(A run of records)
=======

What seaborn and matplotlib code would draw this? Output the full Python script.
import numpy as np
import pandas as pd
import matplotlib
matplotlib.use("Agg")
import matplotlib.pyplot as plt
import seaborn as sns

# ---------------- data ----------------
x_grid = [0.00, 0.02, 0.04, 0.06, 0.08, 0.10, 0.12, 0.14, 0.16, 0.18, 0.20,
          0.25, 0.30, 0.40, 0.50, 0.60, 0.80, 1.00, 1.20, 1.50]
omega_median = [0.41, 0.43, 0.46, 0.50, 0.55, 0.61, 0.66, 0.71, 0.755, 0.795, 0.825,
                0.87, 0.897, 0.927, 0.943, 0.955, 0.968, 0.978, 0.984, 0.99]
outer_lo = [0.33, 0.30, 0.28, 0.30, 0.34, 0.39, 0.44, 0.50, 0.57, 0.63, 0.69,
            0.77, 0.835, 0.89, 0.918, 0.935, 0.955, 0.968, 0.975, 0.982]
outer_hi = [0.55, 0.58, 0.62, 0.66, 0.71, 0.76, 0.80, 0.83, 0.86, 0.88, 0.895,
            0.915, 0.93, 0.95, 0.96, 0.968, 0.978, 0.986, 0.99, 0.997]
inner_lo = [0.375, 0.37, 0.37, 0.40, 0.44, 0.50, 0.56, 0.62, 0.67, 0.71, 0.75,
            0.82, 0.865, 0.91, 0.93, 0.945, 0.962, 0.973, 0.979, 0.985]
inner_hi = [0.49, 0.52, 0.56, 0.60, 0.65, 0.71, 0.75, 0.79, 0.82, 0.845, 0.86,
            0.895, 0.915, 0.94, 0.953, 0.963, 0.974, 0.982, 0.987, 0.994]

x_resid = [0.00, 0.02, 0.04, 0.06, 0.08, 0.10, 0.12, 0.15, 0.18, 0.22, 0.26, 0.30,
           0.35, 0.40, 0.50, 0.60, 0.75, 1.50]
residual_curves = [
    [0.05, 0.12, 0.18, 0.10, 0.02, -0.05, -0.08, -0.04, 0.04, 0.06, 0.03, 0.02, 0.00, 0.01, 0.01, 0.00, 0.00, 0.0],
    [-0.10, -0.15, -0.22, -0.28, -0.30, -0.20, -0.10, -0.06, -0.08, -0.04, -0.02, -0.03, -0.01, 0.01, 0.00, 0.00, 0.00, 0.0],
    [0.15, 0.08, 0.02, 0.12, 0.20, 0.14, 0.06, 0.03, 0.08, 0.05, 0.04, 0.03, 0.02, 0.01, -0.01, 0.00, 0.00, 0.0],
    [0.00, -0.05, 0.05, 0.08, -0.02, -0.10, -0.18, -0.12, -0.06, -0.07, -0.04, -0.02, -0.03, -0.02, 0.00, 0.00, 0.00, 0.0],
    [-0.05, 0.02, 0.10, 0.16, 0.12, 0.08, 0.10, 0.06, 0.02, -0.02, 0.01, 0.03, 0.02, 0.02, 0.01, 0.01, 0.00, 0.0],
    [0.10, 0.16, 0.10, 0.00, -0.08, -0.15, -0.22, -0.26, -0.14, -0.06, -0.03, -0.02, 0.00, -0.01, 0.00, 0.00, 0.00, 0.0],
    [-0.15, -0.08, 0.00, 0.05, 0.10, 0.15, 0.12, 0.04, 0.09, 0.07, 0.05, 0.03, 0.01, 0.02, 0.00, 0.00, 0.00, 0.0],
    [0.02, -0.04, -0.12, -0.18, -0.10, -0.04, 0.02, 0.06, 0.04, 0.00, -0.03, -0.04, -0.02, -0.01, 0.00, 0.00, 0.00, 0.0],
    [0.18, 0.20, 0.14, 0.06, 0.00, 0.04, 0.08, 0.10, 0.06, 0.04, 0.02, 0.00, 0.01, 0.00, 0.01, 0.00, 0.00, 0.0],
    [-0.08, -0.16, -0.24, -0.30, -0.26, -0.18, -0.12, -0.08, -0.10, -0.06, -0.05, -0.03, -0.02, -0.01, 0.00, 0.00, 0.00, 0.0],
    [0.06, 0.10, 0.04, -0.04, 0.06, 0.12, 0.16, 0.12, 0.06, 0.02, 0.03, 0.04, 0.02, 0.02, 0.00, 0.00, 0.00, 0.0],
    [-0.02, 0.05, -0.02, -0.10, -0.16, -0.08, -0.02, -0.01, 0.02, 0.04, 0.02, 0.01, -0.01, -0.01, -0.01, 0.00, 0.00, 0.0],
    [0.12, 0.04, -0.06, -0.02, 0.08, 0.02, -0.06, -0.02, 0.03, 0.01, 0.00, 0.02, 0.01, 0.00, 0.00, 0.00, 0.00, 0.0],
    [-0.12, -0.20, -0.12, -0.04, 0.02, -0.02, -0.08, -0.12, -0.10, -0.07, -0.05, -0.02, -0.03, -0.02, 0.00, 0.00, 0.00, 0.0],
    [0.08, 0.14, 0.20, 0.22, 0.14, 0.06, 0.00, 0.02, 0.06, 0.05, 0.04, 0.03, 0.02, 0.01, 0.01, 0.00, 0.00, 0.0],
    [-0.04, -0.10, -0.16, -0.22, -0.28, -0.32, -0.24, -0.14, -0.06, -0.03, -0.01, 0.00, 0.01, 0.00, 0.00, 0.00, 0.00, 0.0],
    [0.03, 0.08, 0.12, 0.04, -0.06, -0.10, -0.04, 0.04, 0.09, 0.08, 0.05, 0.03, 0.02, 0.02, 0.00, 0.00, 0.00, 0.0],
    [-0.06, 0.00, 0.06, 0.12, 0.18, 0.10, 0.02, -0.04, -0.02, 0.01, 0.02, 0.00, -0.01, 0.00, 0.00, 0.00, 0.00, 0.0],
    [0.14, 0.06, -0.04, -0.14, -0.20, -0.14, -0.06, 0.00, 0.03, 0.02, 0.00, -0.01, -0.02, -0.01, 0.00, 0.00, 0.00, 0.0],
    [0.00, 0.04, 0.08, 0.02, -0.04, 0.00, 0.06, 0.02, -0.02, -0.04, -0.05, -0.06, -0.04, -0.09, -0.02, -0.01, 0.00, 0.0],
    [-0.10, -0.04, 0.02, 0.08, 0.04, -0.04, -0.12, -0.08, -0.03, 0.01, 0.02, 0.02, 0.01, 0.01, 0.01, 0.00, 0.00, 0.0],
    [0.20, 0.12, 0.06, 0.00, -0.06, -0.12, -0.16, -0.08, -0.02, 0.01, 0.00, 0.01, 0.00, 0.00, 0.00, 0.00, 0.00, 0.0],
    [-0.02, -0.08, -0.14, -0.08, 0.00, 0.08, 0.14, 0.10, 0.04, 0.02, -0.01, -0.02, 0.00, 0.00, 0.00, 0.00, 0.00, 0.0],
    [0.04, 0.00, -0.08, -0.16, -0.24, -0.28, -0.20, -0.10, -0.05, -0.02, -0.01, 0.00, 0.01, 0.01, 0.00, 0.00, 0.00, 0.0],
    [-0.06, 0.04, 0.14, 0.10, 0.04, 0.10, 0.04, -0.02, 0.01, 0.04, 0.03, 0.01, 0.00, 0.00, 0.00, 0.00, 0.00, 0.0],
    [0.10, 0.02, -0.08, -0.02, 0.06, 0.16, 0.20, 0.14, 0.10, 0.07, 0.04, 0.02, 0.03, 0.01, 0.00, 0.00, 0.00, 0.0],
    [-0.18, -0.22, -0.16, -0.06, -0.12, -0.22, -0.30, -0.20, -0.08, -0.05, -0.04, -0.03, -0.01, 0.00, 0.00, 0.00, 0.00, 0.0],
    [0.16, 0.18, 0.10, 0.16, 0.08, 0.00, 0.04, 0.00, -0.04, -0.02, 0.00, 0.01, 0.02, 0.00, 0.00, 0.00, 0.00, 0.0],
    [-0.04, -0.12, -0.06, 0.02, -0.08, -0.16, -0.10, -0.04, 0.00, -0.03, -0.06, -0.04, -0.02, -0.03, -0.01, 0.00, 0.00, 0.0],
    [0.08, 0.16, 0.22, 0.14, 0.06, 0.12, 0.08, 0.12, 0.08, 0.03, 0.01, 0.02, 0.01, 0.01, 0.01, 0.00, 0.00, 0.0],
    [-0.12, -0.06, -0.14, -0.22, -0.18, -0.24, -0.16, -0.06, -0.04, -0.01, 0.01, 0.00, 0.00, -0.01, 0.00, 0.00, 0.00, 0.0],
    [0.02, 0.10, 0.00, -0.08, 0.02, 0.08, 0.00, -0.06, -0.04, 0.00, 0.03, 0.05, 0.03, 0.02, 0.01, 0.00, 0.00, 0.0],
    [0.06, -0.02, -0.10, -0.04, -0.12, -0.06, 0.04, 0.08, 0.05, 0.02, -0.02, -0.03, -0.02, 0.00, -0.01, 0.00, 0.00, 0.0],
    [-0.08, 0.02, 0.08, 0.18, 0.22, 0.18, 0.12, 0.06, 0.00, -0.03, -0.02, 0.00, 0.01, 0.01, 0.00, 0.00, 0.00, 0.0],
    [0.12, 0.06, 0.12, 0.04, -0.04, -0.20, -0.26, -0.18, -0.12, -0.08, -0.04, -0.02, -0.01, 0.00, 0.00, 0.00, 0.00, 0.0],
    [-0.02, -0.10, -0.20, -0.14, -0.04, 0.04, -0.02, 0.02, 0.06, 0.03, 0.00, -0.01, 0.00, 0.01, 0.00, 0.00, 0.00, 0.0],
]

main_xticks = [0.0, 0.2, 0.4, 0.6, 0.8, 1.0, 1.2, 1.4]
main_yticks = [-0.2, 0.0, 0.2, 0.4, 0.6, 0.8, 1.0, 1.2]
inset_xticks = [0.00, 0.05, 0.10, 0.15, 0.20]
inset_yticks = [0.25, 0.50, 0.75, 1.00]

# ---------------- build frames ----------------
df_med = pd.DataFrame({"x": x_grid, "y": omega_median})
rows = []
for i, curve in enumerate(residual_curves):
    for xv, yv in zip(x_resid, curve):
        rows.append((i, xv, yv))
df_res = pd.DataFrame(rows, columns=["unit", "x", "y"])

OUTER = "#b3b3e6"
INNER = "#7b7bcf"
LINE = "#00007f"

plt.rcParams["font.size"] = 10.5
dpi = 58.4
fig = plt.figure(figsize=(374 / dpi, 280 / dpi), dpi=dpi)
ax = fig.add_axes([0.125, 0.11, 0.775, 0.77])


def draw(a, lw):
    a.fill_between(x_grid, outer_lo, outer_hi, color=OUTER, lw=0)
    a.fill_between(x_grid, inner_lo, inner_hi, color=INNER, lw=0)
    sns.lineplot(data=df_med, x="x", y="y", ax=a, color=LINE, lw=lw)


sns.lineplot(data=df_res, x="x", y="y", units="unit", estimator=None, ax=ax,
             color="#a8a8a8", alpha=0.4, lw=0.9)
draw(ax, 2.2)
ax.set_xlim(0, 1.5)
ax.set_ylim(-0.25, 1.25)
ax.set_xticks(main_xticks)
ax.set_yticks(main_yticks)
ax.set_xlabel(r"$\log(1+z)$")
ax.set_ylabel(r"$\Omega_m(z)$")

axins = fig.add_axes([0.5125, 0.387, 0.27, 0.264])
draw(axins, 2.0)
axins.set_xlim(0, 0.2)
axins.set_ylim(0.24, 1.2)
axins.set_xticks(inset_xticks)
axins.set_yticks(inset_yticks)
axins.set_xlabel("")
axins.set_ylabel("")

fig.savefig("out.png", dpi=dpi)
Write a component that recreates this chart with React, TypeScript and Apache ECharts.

=======

(Exercise)
Copy, please, exactly the lines that start at the first line of the data and end at the line containing "import seaborn as sns", both kept and no others.

(Result of the exercise)
What seaborn and matplotlib code would draw this? Output the full Python script.
import numpy as np
import pandas as pd
import matplotlib
matplotlib.use("Agg")
import matplotlib.pyplot as plt
import seaborn as sns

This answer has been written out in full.